When the clown falls in love with the butcher’s daughter, proves himself a talented apprentice, and befriends a number of the tenants, the butcher hesitates in murdering him. But when the tenants begin to worry about their source of food, and the daughter–knowing of her father’s plans–contacts the rebel underground for assistance, the entire building turns into a battlezone.

Surprisingly much more whimsical than this description suggests, this film is a strange mix of the charming fantasy Amélie and the decrepit The City of Lost Children. No surprise that this was the debut feature of the directors of both of those movies, Marc Caro and Jean-Pierre Jeunet. In parts weird, romantic, and comedic, fans of Terry Gilliam’s work will find Delicatessen a treat while foreign cult film fans will enjoy the stylish and macabre tone of the film and utter strange world this movie builds.

 

5. Slacker (1991)

slacker

In Austin, Texas, a wandering camera drops in on a parade of eccentrics, street philosophers, and (yes) slackers as they pass the time speaking their mind, sharing their conspiracy theories, or whatever else is is inhabiting their thoughts at that moment.
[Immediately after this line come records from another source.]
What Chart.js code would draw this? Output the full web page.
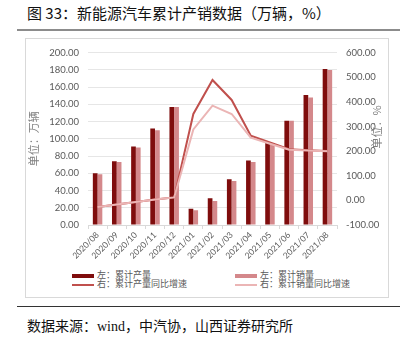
<!DOCTYPE html>
<html>
<head>
<meta charset="utf-8">
<script src="https://cdn.jsdelivr.net/npm/chart.js@4"></script>
<style>
  body { margin: 0; background: #fff; width: 405px; height: 346px; position: relative; overflow: hidden; }
  .title { position: absolute; left: 27px; top: 2px; font: 15px "Noto Sans CJK SC", sans-serif; color: #111; }
  .rule-top { position: absolute; left: 17px; top: 29px; width: 383px; height: 2px; background: #8c8c8c; }
  .box { position: absolute; left: 25px; top: 38px; width: 362px; height: 258px; border: 1px solid #d9d9d9; }
  .chart-wrap { position: absolute; left: 25px; top: 38px; width: 363px; height: 222px; }
  .legend { position: absolute; font: 9px "Noto Sans CJK SC", sans-serif; color: #595959; }
  .legend .item { position: absolute; white-space: nowrap; height: 10px; line-height: 10px; }
  .legend .sym { position: absolute; left: 0; width: 22px; }
  .legend .txt { position: absolute; left: 25px; top: -1px; }
  .rule-bottom { position: absolute; left: 17px; top: 306px; width: 383px; height: 1px; background: #333; }
  .source { position: absolute; left: 27px; top: 315px; font: 14px "Liberation Serif", "Noto Sans CJK SC", serif; color: #111; }
</style>
</head>
<body>
<div class="title">图 33：新能源汽车累计产销数据（万辆，%）</div>
<div class="rule-top"></div>
<div class="box"></div>
<div class="chart-wrap"><canvas id="chart" width="363" height="222"></canvas></div>
<div class="legend" id="legend"></div>
<div class="rule-bottom"></div>
<div class="source">数据来源：wind，中汽协，山西证券研究所</div>
<script>
// months and values
const months = ["2020/08", "2020/09", "2020/10", "2020/11", "2020/12", "2021/01", "2021/02",
  "2021/03", "2021/04", "2021/05", "2021/06", "2021/07", "2021/08"];
const prodCum = [60, 74, 91, 112, 137, 19, 31, 53, 75, 96, 121, 151, 181];
const salesCum = [59, 73, 90, 110, 137, 17, 28, 51, 73, 95, 121, 148, 180];
const prodYoy = [-27, -17, -7, 4, 12, 351, 489, 408, 263, 235, 208, 204, 201];
const salesYoy = [-27, -17, -7, 4, 12, 288, 385, 351, 255, 230, 206, 203, 200];

const seriesNames = ["左：累计产量", "右：累计产量同比增速", "左：累计销量", "右：累计销量同比增速"];
const colors = { prod: "#7f0d0d", sales: "#d4888b", prodLine: "#c0504d", salesLine: "#ebb5b5" };

const tickFont = { family: "Lato, 'Liberation Sans', sans-serif", size: 9.5 };
const tickColor = "#595959";

// right axis title reads bottom-to-top in the reference
const rightTitle = {
  id: "rightTitle",
  afterDraw(chart) {
    const { ctx, chartArea } = chart;
    ctx.save();
    ctx.translate(chartArea.right + 40, (chartArea.top + chartArea.bottom) / 2 - 12);
    ctx.rotate(-Math.PI / 2);
    ctx.font = "11px 'Noto Sans CJK SC', sans-serif";
    ctx.fillStyle = "#7f7f7f";
    ctx.textAlign = "center";
    ctx.textBaseline = "middle";
    ctx.fillText("单位：%", 0, 0);
    ctx.restore();
  }
};

const ctx = document.getElementById("chart").getContext("2d");
new Chart(ctx, {
  data: {
    labels: months,
    datasets: [
      { type: "bar", label: seriesNames[0], data: prodCum, yAxisID: "y", backgroundColor: colors.prod,
        categoryPercentage: 0.5, barPercentage: 0.98, order: 2 },
      { type: "bar", label: seriesNames[2], data: salesCum, yAxisID: "y", backgroundColor: colors.sales,
        categoryPercentage: 0.5, barPercentage: 0.98, order: 3 },
      { type: "line", label: seriesNames[1], data: prodYoy, yAxisID: "y1", borderColor: colors.prodLine,
        borderWidth: 2, pointRadius: 0, tension: 0, order: 1 },
      { type: "line", label: seriesNames[3], data: salesYoy, yAxisID: "y1", borderColor: colors.salesLine,
        borderWidth: 2, pointRadius: 0, tension: 0, order: 0 },
    ],
  },
  options: {
    responsive: false,
    animation: false,
    layout: { padding: { top: 13, left: 0, right: 0, bottom: 0 } },
    plugins: { legend: { display: false }, tooltip: { enabled: false } },
    scales: {
      x: {
        offset: true,
        grid: { display: true, drawOnChartArea: false, offset: true, tickLength: 4, color: "#d9d9d9" },
        border: { color: "#d9d9d9" },
        ticks: { font: { family: tickFont.family, size: 8.5 }, color: tickColor, minRotation: 45, maxRotation: 45,
          padding: 1, autoSkip: false },
        afterFit(scale) { scale.height = 35; },
      },
      y: {
        position: "left",
        min: 0, max: 200,
        ticks: { stepSize: 20, font: tickFont, color: tickColor, padding: 9,
          callback: (v) => v.toFixed(2) },
        grid: { color: "#e6e6e6", drawTicks: false },
        border: { display: false },
        title: { display: true, text: "单位：万辆", color: "#7f7f7f",
          font: { family: "'Noto Sans CJK SC', sans-serif", size: 11 }, padding: { top: 2, bottom: 2 } },
        afterFit(scale) { scale.width = 63; },
      },
      y1: {
        position: "right",
        min: -100, max: 600,
        ticks: { stepSize: 100, font: tickFont, color: tickColor, padding: 9,
          callback: (v) => v.toFixed(2) },
        grid: { drawOnChartArea: false, drawTicks: false },
        border: { display: false },
        afterFit(scale) { scale.width = 51; },
      },
    },
  },
  plugins: [rightTitle],
});

// legend laid out in two columns like the reference
const legendItems = [
  { name: seriesNames[0], color: colors.prod, thick: 4, x: 72, y: 271 },
  { name: seriesNames[1], color: colors.prodLine, thick: 2, x: 72, y: 280 },
  { name: seriesNames[2], color: colors.sales, thick: 4, x: 235, y: 271 },
  { name: seriesNames[3], color: colors.salesLine, thick: 2, x: 235, y: 280 },
];
const legend = document.getElementById("legend");
legendItems.forEach((it) => {
  const item = document.createElement("div");
  item.className = "item";
  item.style.left = it.x + "px";
  item.style.top = it.y + "px";
  const sym = document.createElement("div");
  sym.className = "sym";
  sym.style.height = it.thick + "px";
  sym.style.top = (5 - it.thick / 2) + "px";
  sym.style.background = it.color;
  const txt = document.createElement("span");
  txt.className = "txt";
  txt.textContent = it.name;
  item.appendChild(sym);
  item.appendChild(txt);
  legend.appendChild(item);
});
</script>
</body>
</html>
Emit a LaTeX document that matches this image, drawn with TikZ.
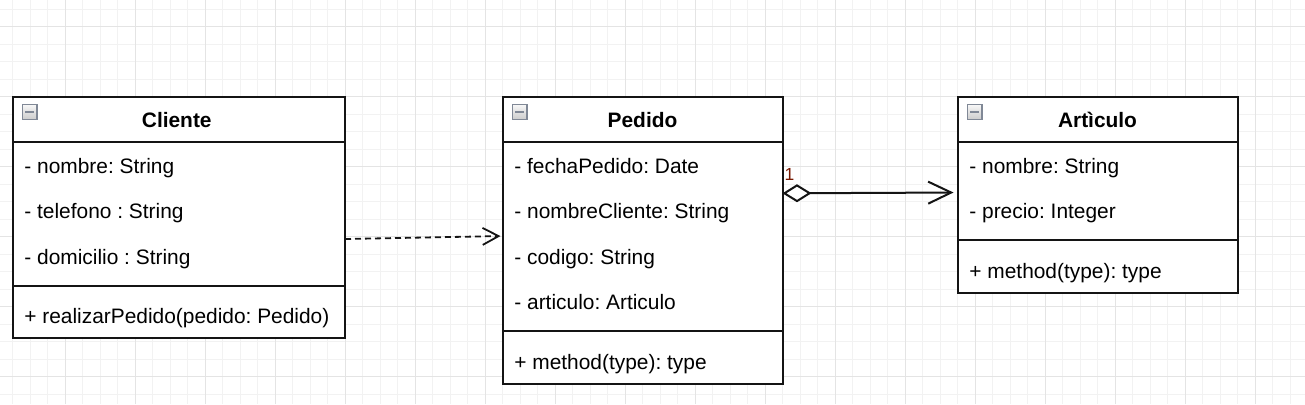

There’s no linear plot as over a hundred characters–mostly young people, and almost all of them defiant nonparticipants in US society–testify, nearly documentary-style, about just why they have decided to not pursue The American Dream. As many in the film posit, why bother? After all, living a frivolous life amounts to just the same as a productive one in the end.

Made for just $3000, it was Richard Linklater’s first full-length feature. Serving as writer, producer, and director, Linklater’s wandering eye film about the slackers of Generation X was a direct inspiration for Kevin Smith to make his own low-budget film about slackers, Clerks, just a few years later.

A seminal film that acts as a thesis to the once-meteoric cultural outlook Gen X would (ironically) soon take over mainstream culture with–even if they eventually gave up their slacker mentality and joined the rat race of capitalism–Slacker works as both a time capsule and a uniquely weird cult film filled with strange, aimless, philosophizing characters in its own right.